A fast, accurate, and open-source dictation app with an auditable codebase.
By building on top of whisper.cpp, we can achieve very high accuracy with relatively short delay for large-v3-turbo (2 seconds per 30 seconds of audio on M1 Pro).
Disclaimer: This is a first prototype. It works for me on macOS, but it hasn't been extensively tested. However, feel free to try it.
brew install portaudio # for pyaudio
brew install uv # alternative to pip for dependency management
git clone https://github.com/PiotrCzapla/smart_dictation.git
cd smart_dictation
uv sync
.venv/bin/smart_dictation --hotkey "<ctrl>" --model "base" # base is fast, but large-v3-turbo is more accurate
The app listens to your keyboard, and when the selected keys are pressed, it records the audio. Upon release, it transcribes and pastes the text into the currently active window. Therefore, the terminal running it needs accessibility permission and permission to record audio.

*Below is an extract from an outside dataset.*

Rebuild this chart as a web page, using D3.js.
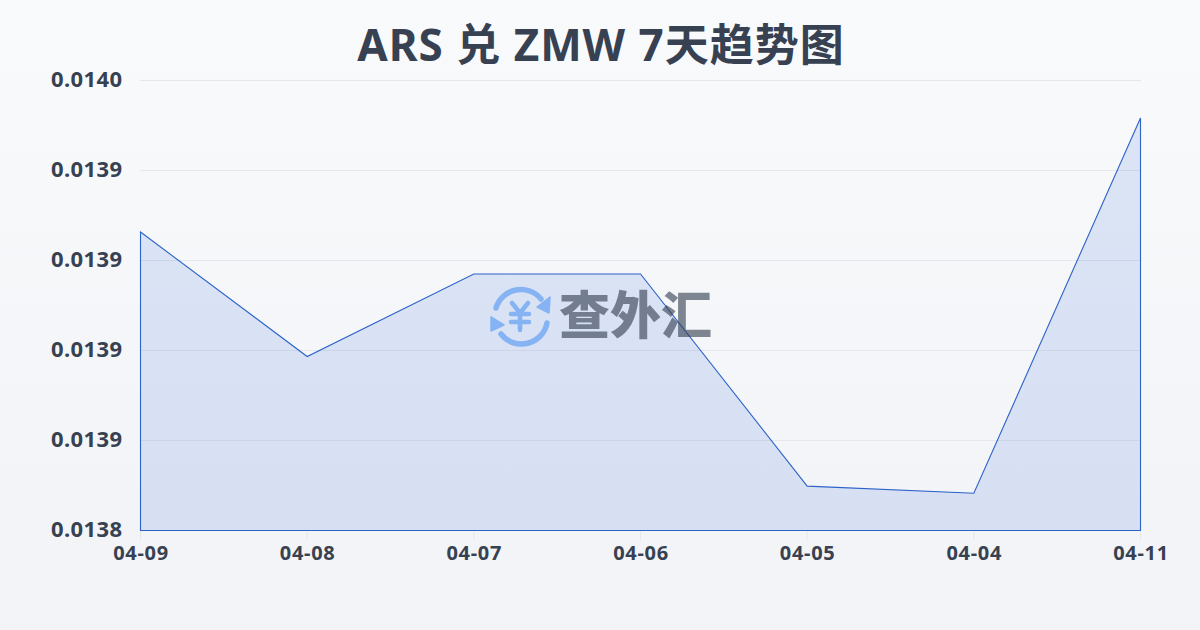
<!DOCTYPE html>
<html><head><meta charset="utf-8">
<script src="https://cdn.jsdelivr.net/npm/d3@7"></script>
<style>
html,body{margin:0;padding:0;width:1200px;height:630px;overflow:hidden}
svg{display:block}
text{font-family:"Noto Sans","Noto Sans CJK SC",sans-serif}
</style></head><body>
<svg id="c" width="1200" height="630"></svg>
<script>
const categories = ["04-09","04-08","04-07","04-06","04-05","04-04","04-11"];
const rates = [0.0139495,0.013908,0.0139355,0.0139355,0.0138648,0.0138624,0.0139875];
const yTicks = [0.01385,0.01388,0.01391,0.01394,0.01397,0.0140];
const yTickLabels = ["0.0138","0.0139","0.0139","0.0139","0.0139","0.0140"];
const titleText = "ARS 兑 ZMW 7天趋势图";
const watermarkText = "查外汇";

const svg = d3.select("#c");
const defs = svg.append("defs");
const bg = defs.append("linearGradient").attr("id","bg").attr("x1",0).attr("y1",0).attr("x2",0).attr("y2",1);
bg.append("stop").attr("offset","0%").attr("stop-color","#f8fafc");
bg.append("stop").attr("offset","100%").attr("stop-color","#f1f3f6");
svg.append("rect").attr("width",1200).attr("height",630).attr("fill","url(#bg)");

const x = d3.scalePoint().domain(categories).range([140.5,1140.5]);
const y = d3.scaleLinear().domain([0.01385,0.0140]).range([530.5,80.5]);

svg.append("text").attr("x",601).attr("y",61).attr("text-anchor","middle")
  .attr("font-size",44).attr("font-weight",700).attr("fill","#374151")
  .attr("letter-spacing",1).text(titleText);

svg.append("g").selectAll("line").data(yTicks).join("line")
  .attr("x1",140).attr("x2",1141)
  .attr("y1",d=>y(d)).attr("y2",d=>y(d))
  .attr("stroke","#e5e7eb").attr("stroke-width",1);

svg.append("g").selectAll("line").data(categories).join("line")
  .attr("x1",d=>x(d)).attr("x2",d=>x(d)).attr("y1",531).attr("y2",540)
  .attr("stroke","#e5e7eb").attr("stroke-width",1);

const pts = categories.map((c,i)=>({c,v:rates[i]}));
const area = d3.area().x(d=>x(d.c)).y0(y.range()[0]).y1(d=>y(d.v));
svg.append("path").datum(pts).attr("d",area).attr("fill","#2a5fdc").attr("fill-opacity",0.13)
  .attr("stroke","#2d62c8").attr("stroke-width",1.1);

svg.append("g").selectAll("text").data(yTicks).join("text")
  .attr("x",122.5).attr("text-anchor","end")
  .attr("y",d=>y(d)+6).attr("font-size",22).attr("font-weight",700).attr("fill","#374151")
  .attr("letter-spacing",0.4).text((d,i)=>yTickLabels[i]);

svg.append("g").selectAll("text").data(categories).join("text")
  .attr("x",d=>x(d)+0.5).attr("y",560).attr("text-anchor","middle")
  .attr("font-size",20).attr("font-weight",700).attr("fill","#374151")
  .attr("letter-spacing",0.7).text(d=>d);

// watermark logo and wordmark
const wm = svg.append("g").attr("opacity",0.6);
const blue = "#4f94f5";
const arcs = wm.append("g").attr("fill","none").attr("stroke",blue).attr("stroke-width",5.5).attr("stroke-linecap","round");
arcs.append("path").attr("d","M496,308 A26,26 0 0 1 541,299");
arcs.append("path").attr("d","M547,323 A26,26 0 0 1 501,334");
wm.append("path").attr("d","M550,297 L549,313 L537,307 Z").attr("fill",blue).attr("stroke",blue).attr("stroke-width",1.5).attr("stroke-linejoin","round");
wm.append("path").attr("d","M491,317 L491,331 L504,325 Z").attr("fill",blue).attr("stroke",blue).attr("stroke-width",1.5).attr("stroke-linejoin","round");
wm.append("path").attr("d","M512,303 L520,313 L528,303 M511,314 H529 M511,322 H529 M520,313 V330")
  .attr("fill","none").attr("stroke",blue).attr("stroke-width",4.5).attr("stroke-linecap","round").attr("stroke-linejoin","round");
wm.append("text").attr("x",559).attr("y",334).attr("font-size",51).attr("font-weight",900)
  .attr("fill","#2f3b4d").style("font-family",'"Noto Sans CJK SC",sans-serif').text(watermarkText);
</script>
</body></html>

Currently, the CoreML models are not being distributed via whisper.cpp. Once there is a distribution channel, I will update the app. In the meantime, if you want to speed up of CoreML, follow the instructions in whisper.cpp to build the models: https://github.com/ggerganov/whisper.cpp#core-ml-support
I haven't tested the repository extensively, but it works with a workaround. The pywhispercpp build process requires MS Visual Studio, and uv needs a short temporary directory; otherwise, the Visual Studio compiler will fail. See absadiki/pywhispercpp#78 for more details.